In credit unions, mentoring frequently happens when senior executives take a less experienced staff member under their wing. In this case, the goal is likely a general one: to professionally develop less experienced staff members and advance their career at the credit union.
Mentoring to address organizational issues is more structured and strategic than the informal mentoring that may already be happening at most credit unions.
Strategic mentoring begins by tying a mentoring program to HR or organizational issues. For example, if a CU’s employee engagement is a persistent issue, the CU can implement mentoring aimed at specifically improving employee engagement metrics. Strategic mentoring is a way to start talking about organizational issues and to begin approaching them organically with staff.
The monetary investment to set up a mentoring program is small. But the time investment is large—and it is key to the success of the program. It involves work. Sometimes the mentor has to prepare work that the protégé must complete. If participants want to grow, they have to do the work, which typically involves a project. “If there’s no accountability, if they can just dial it in, you know where that will go in terms of you program quality,” Kirschner said.

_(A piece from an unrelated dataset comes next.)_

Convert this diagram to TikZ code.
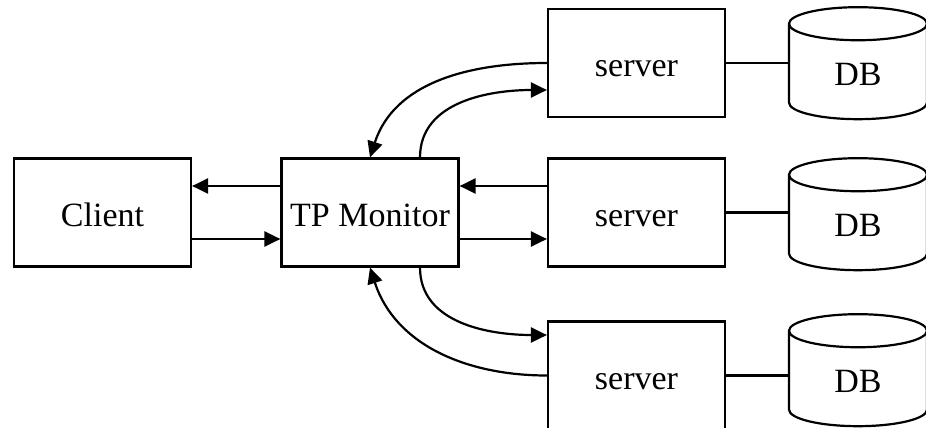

Kirschner suggested weekly meetings for three to four months as a starting point, depending on the type of issues being addressed in the mentoring program. “For a formal mentoring program, you want to have a very clear definition [and boundaries] around the beginning [of the relationship], expectations during and [at the] end [of the formal mentorship]. It is a process that you go through and then it ends. This doesn’t mean the relationships won’t extend, but ... you want to give some structure and closure, framework and shared accountability to it,” he said.
He laid out these key considerations for developing a structured mentoring program:
- Who qualifies? Mentoring doesn't cost any money, but it does cost time so participants should be chosen with care.
- Single or multiple mentoring relationships? Although mentoring is typically 1:1, there are opportunities for group mentoring or one person mentoring several people individually.
- Internal or external mentors? This relates to the size of your organization; if you don't have enough senior staff willing to do it, you can find external mentors. The problem here can be confidentiality and sustainability.
- Management versus frontline staff? One of the more obvious places this connects is succession planning. When you have a formal succession plan program, there is a risk of people expecting promotions, so the way the program is communicated and implemented is key to prevent confusion.
Further, both the mentor and mentee will benefit from the relationship in a good mentoring program. Kirschner said, "It's a reciprocal relationship. If the mentor doesn't get something out of the relationship, if they don't learn something new from the younger cohort, it won't be something they want to continue and it won't be as satisfying and it won't be as effective."
Laura Lynch is CUES' products & services manager.